4
votes

I want to score the similar documents in Lucene. Let me explain you my scenario.

For example lets say I have the following records in my file on which I created index.

ID|First Name|Last Name|DOB
1 |John      |Doe      |03/18/1990
1 |John      |Twain    |03/18/1990
3 |Joey      |Johnson  |05/14/1978
3 |Joey      |Johnson  |05/14/1987
4 |Joey      |Johnson  |05/14/1987 

When I search for "John Doe"

The Search Index I created will display records in the following order

ID|First Name|Last Name|DOB
1 |John      |Doe      |03/18/1990
3 |Joey      |Johnson  |05/14/1978
3 |Joey      |Johnson  |05/14/1987
4 |Joey      |Johnson  |05/14/1987
1 |John      |Twain    |03/18/1990 
2 |Daniel    |Doe      |03/25/1989

As you can see the Lucene is displaying records according to the terms I searched but not according to the similarity in between records. I want it to search the records with terms provided but display them based on their similarity.

What I want

ID|First Name|Last Name|DOB
1 |John      |Doe      |03/18/1990
1 |John      |Twain    |03/18/1990 
3 |Joey      |Johnson  |05/14/1978
3 |Joey      |Johnson  |05/14/1987
4 |Joey      |Johnson  |05/14/1987
2 |Daniel    |Doe      |03/25/1989

Here the record John Twain and John Doe are displayed together because they both are similar and one of them had max matches on the user query.

Are you getting me?

Search Code.

String sa=textbox1.Text; // Assume this value to be John Doe in this case.
String[] searchfield= new string[] { "ID", "First Name", "Last Name","DOB"};
IndexReader reader = IndexReader.Open(dir, true);
TopScoreDocCollector coll = TopScoreDocCollector.Create(50, true);
indexSearcher.Search(QueryMaker(sa, searchfield), coll);
        ScoreDoc[] hits = coll.TopDocs().ScoreDocs;
for (int i = 0; i < hits.Length; i++)
        {
            SearchResults result = new SearchResults();
            int docID = hits[i].Doc;
            Document d = indexSearcher.Doc(docID);
            result.fname=d.Get("First Name").ToString();
         }

Attempted Method:

I was trying to use MoreLikeThis class but not sure if I am doing it right or even if its the right method. Moreover, How will I use the Like method for two or more docid's? ALso, If use the docid's it will display the duplicate document because I am reading from the same reader

Code:

IndexSearcher mltsearcher = new IndexSearcher(reader);
MoreLikeThis mlt = new MoreLikeThis(reader);
int docid =hits[1].Doc;
Query query = mlt.Like(docid);
TopDocs similardocs = mltsearcher.Search(query, 10);

Please let me know if you have any questions.

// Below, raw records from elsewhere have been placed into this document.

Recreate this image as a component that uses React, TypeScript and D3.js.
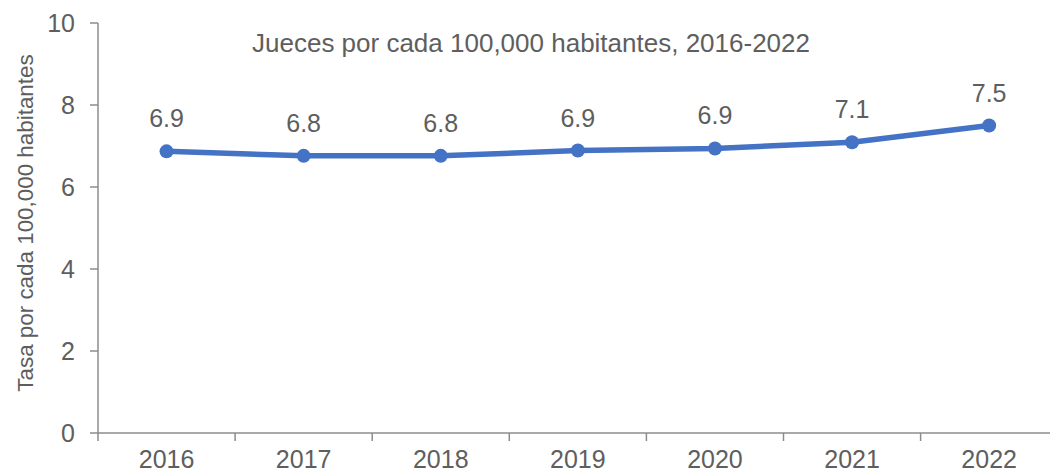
import React from "react";
import * as d3 from "d3";

const years = ["2016", "2017", "2018", "2019", "2020", "2021", "2022"];
const values = [6.87, 6.76, 6.76, 6.89, 6.94, 7.09, 7.5];
const labels = ["6.9", "6.8", "6.8", "6.9", "6.9", "7.1", "7.5"];
const yTicks = [0, 2, 4, 6, 8, 10];
const title = "Jueces por cada 100,000 habitantes, 2016-2022";
const yTitle = "Tasa por cada 100,000 habitantes";

const W = 1050;
const H = 473;
const left = 98;
const bottom = 433;
const top = 23;
const band = 137.1;

export default function App() {
  const x = d3.scaleBand<string>().domain(years).range([left, left + band * years.length]).padding(0);
  const y = d3.scaleLinear().domain([0, 10]).range([bottom, top]);
  const cx = (yr: string) => (x(yr) as number) + x.bandwidth() / 2;
  const line = d3
    .line<number>()
    .x((_, i) => cx(years[i]))
    .y((d) => y(d));
  const boundaries = years.map((yr) => x(yr) as number).concat([left + band * years.length]);
  const axisColor = "#8c8c8c";
  const textColor = "#5e5e5e";
  const font = "'Liberation Sans', Arial, sans-serif";

  return (
    <svg
      width={W}
      height={H}
      style={{ position: "absolute", left: 0, top: 0, background: "#fff" }}
      fontFamily={font}
    >
      <rect x={0} y={0} width={W} height={H} fill="#fff" />
      {/* y axis */}
      <line x1={left} x2={left} y1={y(10)} y2={y(0)} stroke={axisColor} strokeWidth={1.5} />
      {yTicks.map((t) => (
        <g key={t}>
          <line x1={left - 8} x2={left} y1={y(t)} y2={y(t)} stroke={axisColor} strokeWidth={1.5} />
          <text x={75} y={y(t)} dy="0.36em" textAnchor="end" fontSize={25} fill={textColor}>
            {t}
          </text>
        </g>
      ))}
      {/* x axis */}
      <line x1={left} x2={W} y1={bottom} y2={bottom} stroke={axisColor} strokeWidth={1.5} />
      {boundaries.map((b, i) => (
        <line key={i} x1={b} x2={b} y1={bottom} y2={bottom + 8} stroke={axisColor} strokeWidth={1.5} />
      ))}
      {years.map((yr) => (
        <text key={yr} x={cx(yr)} y={467.5} textAnchor="middle" fontSize={25} fill={textColor}>
          {yr}
        </text>
      ))}
      {/* y title */}
      <text
        transform={`translate(33,223) rotate(-90)`}
        textAnchor="middle"
        fontSize={22.4}
        fill={textColor}
      >
        {yTitle}
      </text>
      {/* title */}
      <text x={252} y={52} fontSize={26} fill={textColor}>
        {title}
      </text>
      {/* line */}
      <path d={line(values) || ""} fill="none" stroke="#4472C4" strokeWidth={5.5} strokeLinejoin="round" />
      {values.map((v, i) => (
        <circle key={i} cx={cx(years[i])} cy={y(v)} r={7} fill="#4472C4" />
      ))}
      {values.map((v, i) => (
        <text
          key={"l" + i}
          x={cx(years[i])}
          y={y(v) - 24}
          textAnchor="middle"
          fontSize={25}
          fill={textColor}
        >
          {labels[i]}
        </text>
      ))}
    </svg>
  );
}
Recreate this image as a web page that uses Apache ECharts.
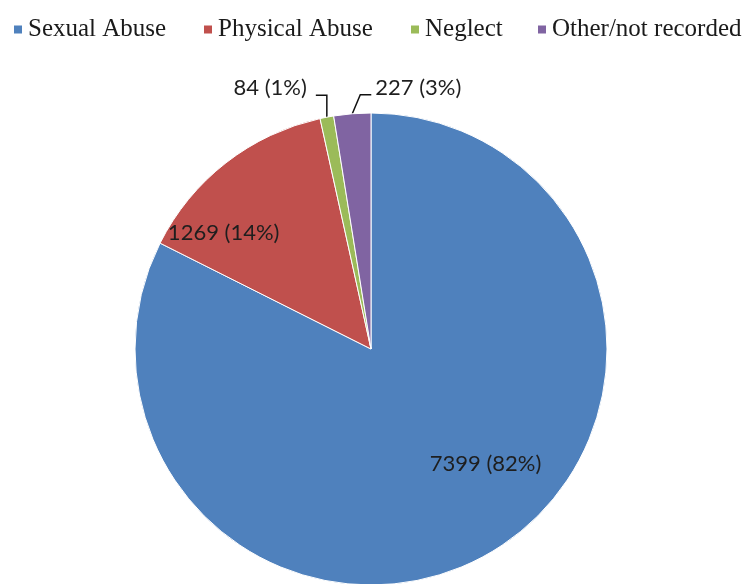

I am trying to learn Lucene from past two weeks so don't know much it.

Note: I am using Lucene.Net 3.0.3

1
What are the values of sa and searchfield?femtoRgon
sa is the query entered by user. String sa=textbox1.Text and String String[] SearchField= new string[] { "ID", "First Name", "Last Name","DOB"};Huzaifa

1 Answers

2
votes

Can you show the code of the method QueryMaker()?

I think you can make a new field "name" which is composed by both firstname and lastname, and you can use FuzzyQuery to search in the new field. FuzzyQuery is score docs according to the levenshtein distance of strings.